Si toute formulation d’aliment est une question d’équilibre, celle du 1er âge est une affaire de funambule ; le porcelet sevré est un animal hypersensible.
Déboussolé par le changement de local et l’absence de sa mère, immature au niveau digestif et immunitaire, le porcelet a fort à faire pour garder bonne mine en post-sevrage. Son intestin, quinze fois moins volumineux que celui du charcutier, sécrète bien moins d’enzymes, d’acides ou d’hormones pour dissoudre les matières premières. Ses villosités intestinales peu développées nuisent à la capacité d’absorption des nutriments. Pourtant, les coefficients de digestibilité utilisés pour le porcelet sevré sont généralement issus, pour des raisons techniques, de mesures réalisées sur le porc charcutier.
« Nous avons donc développé un système basé sur la protéine digestible pour prédire l’évolution des performances et la santé du porcelet », explique Arnaud Samson, du service de recherche de Wisium, acteur de la nutrition animale, intervenant à une journée technique à Nantes.

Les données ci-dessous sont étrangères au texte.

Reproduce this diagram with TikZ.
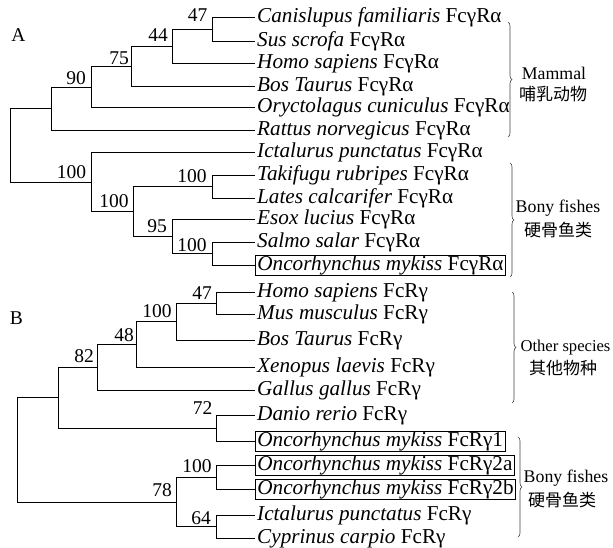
\documentclass[tikz,border=0pt]{standalone}
\usepackage{fontspec}
\setmainfont{Liberation Serif}
\newfontfamily\cjk{Noto Sans CJK SC}
\usetikzlibrary{decorations.pathreplacing}
\begin{document}
\begin{tikzpicture}[x=1pt,y=-1pt,
  leaf/.style={anchor=west, inner xsep=2pt, inner ysep=0.4pt, text height=14.6pt, text depth=4.5pt, font=\fontsize{21.2}{23}\selectfont},
  boxleaf/.style={leaf, draw, line width=0.7pt},
  br/.style={line width=0.8pt},
  bs/.style={font=\fontsize{19.5}{22}\selectfont, inner sep=0pt},
  grp/.style={font=\fontsize{17.8}{20}\selectfont, inner sep=0pt},
  grpc/.style={font=\cjk\fontsize{17}{20}\selectfont, inner sep=0pt},
  bracegrp/.style={decorate, decoration={brace, amplitude=4pt}, line width=0.6pt, black!75}
]
\useasboundingbox (0,0) rectangle (613,547);

% ---------------- Tree A ----------------
\node[bs] (labA) at (18.5,35) {A};
\node[leaf] (a1) at (255,17.3) {\textit{Canislupus familiaris} FcγRα};
\node[leaf] (a2) at (255,41) {\textit{Sus scrofa} FcγRα};
\node[leaf] (a3) at (255,63.3) {\textit{Homo sapiens} FcγRα};
\node[leaf] (a4) at (255,86) {\textit{Bos Taurus} FcγRα};
\node[leaf] (a5) at (255,107.7) {\textit{Oryctolagus cuniculus} FcγRα};
\node[leaf] (a6) at (255,130) {\textit{Rattus norvegicus} FcγRα};
\node[leaf] (a7) at (255,152.3) {\textit{Ictalurus punctatus} FcγRα};
\node[leaf] (a8) at (255,175) {\textit{Takifugu rubripes} FcγRα};
\node[leaf] (a9) at (255,198.7) {\textit{Lates calcarifer} FcγRα};
\node[leaf] (a10) at (255,219.7) {\textit{Esox lucius} FcγRα};
\node[leaf] (a11) at (255,242.3) {\textit{Salmo salar} FcγRα};
\node[boxleaf] (a12) at (255,265) {\textit{Oncorhynchus mykiss} FcγRα};

\coordinate (n47) at (212.7,29.15);
\coordinate (n44) at (172,46.2);
\coordinate (n75) at (131.7,66.1);
\coordinate (n90) at (91.7,86.9);
\coordinate (nM) at (51,108.45);
\coordinate (nT) at (212.7,186.85);
\coordinate (nS) at (212.7,253.65);
\coordinate (n95) at (172,236.7);
\coordinate (nF2) at (133.3,211.8);
\coordinate (nF) at (91.7,182.05);
\coordinate (rA) at (10,145.25);

\draw[br] (n47) |- (a1.west);
\draw[br] (n47) |- (a2.west);
\draw[br] (n44) |- (n47);
\draw[br] (n44) |- (a3.west);
\draw[br] (n75) |- (n44);
\draw[br] (n75) |- (a4.west);
\draw[br] (n90) |- (n75);
\draw[br] (n90) |- (a5.west);
\draw[br] (nM) |- (n90);
\draw[br] (nM) |- (a6.west);
\draw[br] (nT) |- (a8.west);
\draw[br] (nT) |- (a9.west);
\draw[br] (nS) |- (a11.west);
\draw[br] (nS) |- (a12.west);
\draw[br] (n95) |- (a10.west);
\draw[br] (n95) |- (nS);
\draw[br] (nF2) |- (nT);
\draw[br] (nF2) |- (n95);
\draw[br] (nF) |- (a7.west);
\draw[br] (nF) |- (nF2);
\draw[br] (rA) |- (nM);
\draw[br] (rA) |- (nF);

\node[bs] (b47) at (197.5,15) {47};
\node[bs] (b44) at (158,35.5) {44};
\node[bs] (b75) at (119,58) {75};
\node[bs] (b90) at (76,78) {90};
\node[bs] (bF) at (71.5,172) {100};
\node[bs] (bF2) at (114,201.5) {100};
\node[bs] (bT) at (192,176.5) {100};
\node[bs] (b95) at (157,226.5) {95};
\node[bs] (bS) at (192,245) {100};

\coordinate (brA1t) at (508,22);
\coordinate (brA1b) at (508,137);
\draw[bracegrp] (brA1t) -- (brA1b);
\node[grp] (gA1) at (554,73) {Mammal};
\node[grpc] (gA1c) at (553,94) {哺乳动物};

\coordinate (brA2t) at (510,163);
\coordinate (brA2b) at (510,277);
\draw[bracegrp] (brA2t) -- (brA2b);
\node[grp] (gA2) at (558,208) {Bony fishes};
\node[grpc] (gA2c) at (558,230) {硬骨鱼类};

% ---------------- Tree B ----------------
\node[bs] (labB) at (16.5,318.5) {B};
\node[leaf] (b1) at (255,292) {\textit{Homo sapiens} FcRγ};
\node[leaf] (b2) at (255,314.7) {\textit{Mus musculus} FcRγ};
\node[leaf] (b3) at (255,340.3) {\textit{Bos Taurus} FcRγ};
\node[leaf] (b4) at (255,367) {\textit{Xenopus laevis} FcRγ};
\node[leaf] (b5) at (255,390.3) {\textit{Gallus gallus} FcRγ};
\node[leaf] (b6) at (255,415.7) {\textit{Danio rerio} FcRγ};
\node[boxleaf] (b7) at (255,441) {\textit{Oncorhynchus mykiss} FcRγ1};
\node[boxleaf] (b8) at (255,465) {\textit{Oncorhynchus mykiss} FcRγ2a};
\node[boxleaf] (b9) at (255,489.3) {\textit{Oncorhynchus mykiss} FcRγ2b};
\node[leaf] (b10) at (255,515) {\textit{Ictalurus punctatus} FcRγ};
\node[leaf] (b11) at (255,538.3) {\textit{Cyprinus carpio} FcRγ};

\coordinate (m47) at (216,303.35);
\coordinate (m100) at (176.7,321.8);
\coordinate (m48) at (136.7,344.4);
\coordinate (m82) at (97.3,367.35);
\coordinate (m72) at (216,428.35);
\coordinate (mO) at (58.3,397.85);
\coordinate (m100b) at (216,477.15);
\coordinate (m64) at (216,526.65);
\coordinate (m78) at (176.7,501.9);
\coordinate (rB) at (17.3,449.9);

\draw[br] (m47) |- (b1.west);
\draw[br] (m47) |- (b2.west);
\draw[br] (m100) |- (m47);
\draw[br] (m100) |- (b3.west);
\draw[br] (m48) |- (m100);
\draw[br] (m48) |- (b4.west);
\draw[br] (m82) |- (m48);
\draw[br] (m82) |- (b5.west);
\draw[br] (m72) |- (b6.west);
\draw[br] (m72) |- (b7.west);
\draw[br] (mO) |- (m82);
\draw[br] (mO) |- (m72);
\draw[br] (m100b) |- (b8.west);
\draw[br] (m100b) |- (b9.west);
\draw[br] (m64) |- (b10.west);
\draw[br] (m64) |- (b11.west);
\draw[br] (m78) |- (m100b);
\draw[br] (m78) |- (m64);
\draw[br] (rB) |- (mO);
\draw[br] (rB) |- (m78);

\node[bs] (c47) at (202,293.5) {47};
\node[bs] (c100) at (157,311.5) {100};
\node[bs] (c48) at (124,335) {48};
\node[bs] (c82) at (84,356.5) {82};
\node[bs] (c72) at (202.5,408.5) {72};
\node[bs] (c100b) at (197,466.5) {100};
\node[bs] (c78) at (162,490.5) {78};
\node[bs] (c64) at (201,518.5) {64};

\coordinate (brB1t) at (512,292);
\coordinate (brB1b) at (512,403);
\draw[bracegrp] (brB1t) -- (brB1b);
\node[grp, font=\fontsize{16.6}{20}\selectfont] (gB1) at (565.5,348) {Other species};
\node[grpc] (gB1c) at (563,368) {其他物种};

\coordinate (brB2t) at (518,437);
\coordinate (brB2b) at (518,537);
\draw[bracegrp] (brB2t) -- (brB2b);
\node[grp] (gB2) at (566,478) {Bony fishes};
\node[grpc] (gB2c) at (562,500) {硬骨鱼类};
\end{tikzpicture}
\end{document}
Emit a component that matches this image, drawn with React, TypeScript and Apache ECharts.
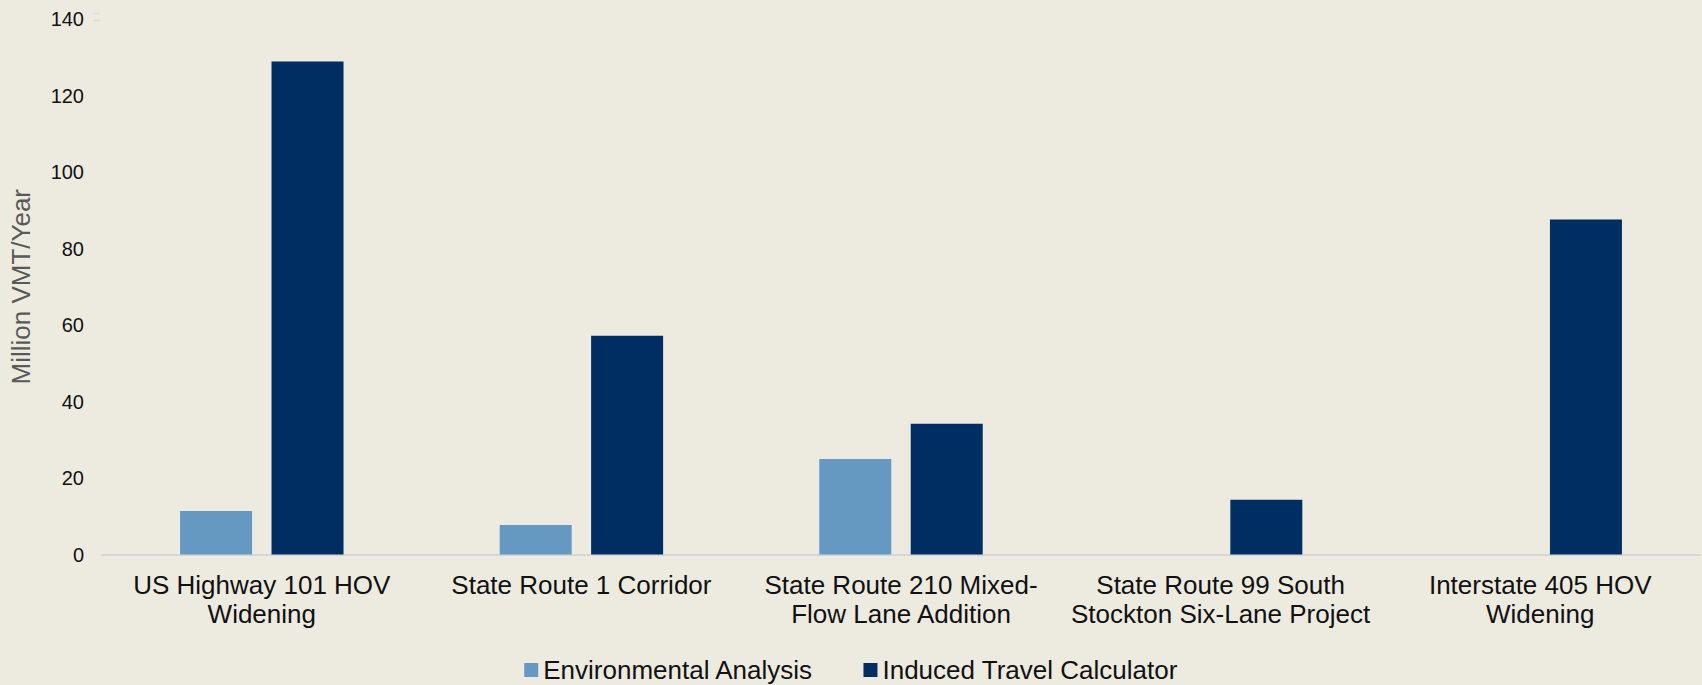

Le porcelet doit avoir suffisamment de protéines pour optimiser sa croissance musculaire mais pas trop pour limiter la quantité d’azote arrivant dans le gros intestin. Ces protéines, non utilisées dans la première partie du tube digestif, sont fermentées par les bactéries pathogènes. Les gaz produits, les acides gras et les diverses autres substances affectent l’imperméabilité membranaire et provoquent des toxicités, de l’inflammation ou des infections.
Des fibres
« Lorsque les pathogènes ont accès à des fibres, la quantité de métabolites toxiques est réduite car elles délaissent les protéines indigestibles ». Attention toutefois à l’excès de ces fibres qui pénalise l’ingestion des aliments… Peut-on réduire ces protéines indigestibles en abaissant la teneur en matières azotées totales (MAT) dans l’aliment ? « La baisse de MAT est efficace mais contre-productive, même avec un maintien des acides aminés essentiels. De 19 % à 17 % de MAT, le GMQ diminue de 40 g soit 800 g en fin de 1er âge. En dessous de 16 %, la réduction peut même être problématique pour la santé intestinale ».
Il est donc indispensable de conserver un minimum de protéines digestibles. « Maintenir les apports d’acides aminés essentiels dans un contexte où les apports en protéines sont réduits revient à faire apparaître une carence en acides aminés non essentiels ». Or, certains d’entre eux jouent un rôle crucial dans la santé intestinale du porcelet.
Âge au sevrage
Les apports de protéines dépendent du contexte. « Le besoin est plus élevé sur des porcelets sevrés à 21 jours qu’à 28 jours. Un mauvais sanitaire induit une modification des besoins en acides aminés ». Leur utilisation dépend des autres nutriments. « Le glucose constitue la première source énergétique pour les entérocytes. S’il vient à manquer, les acides aminés vont être oxydés par la muqueuse intestinale ». Les fibres sont essentielles pour éviter les fermentations liées aux protéines indigestibles… On le voit, la formulation d’un 1er âge est une affaire d’équilibriste.